On the opposite end of the spectrum—at the point of sale—manufacturers can use analytics to understand the feedback they get from social networks. Right now, the information might impact packaging more than product development, but the industry will soon be able to close the loop between the customer experience and research.

“Someone could say something controversial on Twitter and that could directly lead to a change in recipe,” says Marc Mailman, a product manager for GE Digital’s Brilliant Manufacturing. Leveraging GE’s Predix platform for edge-to-cloud connectivity, a future scenario could include a customer communicating product quality on social media, which could be picked up by the Predix cloud, which then analyzes where the product was purchased to tie it back to the plant and the recipe used. “It could be an immediate feedback loop,” Mailman says. “And we are getting close to that point. It is not decades away.”

Data accountability
To Mailman’s point, the technology to capture and connect data is available and is being used in the plant, the supply chain and even by the farmers who are leveraging sensors and IoT communication. Perhaps the biggest obstacle to overcome in the digital plant is data governance.

“The technical problems of connecting data have been solved,” General Mills’ Wetzel says. “The bigger problem has been our company’s own governance of data and the comfort level of having information outside our doors.”

Craig Edwards is field operations lead at IoT Impact Labs, tasked with commissioning IoT in the field. Here, he is setting up a system at a farm in Massachusetts.​

Chris Rezendes, managing director of IoT Impact Labs, agrees. IoT Impact Labs is dedicated to helping small and mid-sized businesses, including farmers and fishermen, instrument their physical world with sensors and IoT technology. The point is to identify “ground truth” for remote physical assets in the real world vs. testing a theory in a lab. The group has small pilot projects all around the world where their experts come in to outfit the physical assets with IoT technology—and then they get out of the way, Rezendes says, to let the data owners do their thing.

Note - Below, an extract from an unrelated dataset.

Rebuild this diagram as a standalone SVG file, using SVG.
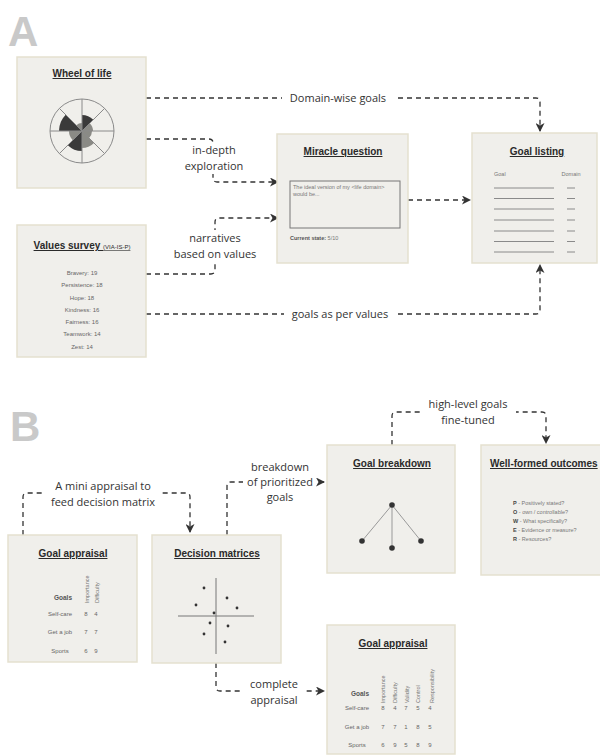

Take precision agriculture, for example. There are 2.4 million small agriculture producers in the U.S. and Canada that don’t have IoT. It is not because of the technology investment, but because they don’t want to give up their data. IoT Impact Labs is building digital co-ops to help farmers capture the data that really matters, manage it and, most importantly, retain ownership of it.

Hundreds of farmers in a co-op might agree to share data on water levels and quality, which might require deploying thousands of sensors to pull the data into a data bank. Now, they have fact-based real-time information giving them the ability to justify spending on services or manage risk better. But the big deal here is that it is secure and it is their data.

“It’s all about the new rules of data governance in IoT,” Rezendes says. “IoT solution providers and partners have to agree that the data is the property of the customer and you are just the custodian of it.”

Indeed, there are new rules of engagement when it comes to the digital landscape. And even though there are pockets of innovation happening in the field, in the plant and throughout the supply chain, ultimately, it all has to be stitched together to close the digital loop.

“Companies have to invest in the holistic end-to-end digital thread from ideation to product development to manufacturing, and sourcing data from the consumer experience to feed back to the ideation process,” Dassault’s Wodar says. “Only those companies that invest to create that infrastructure will be the ones that will survive.”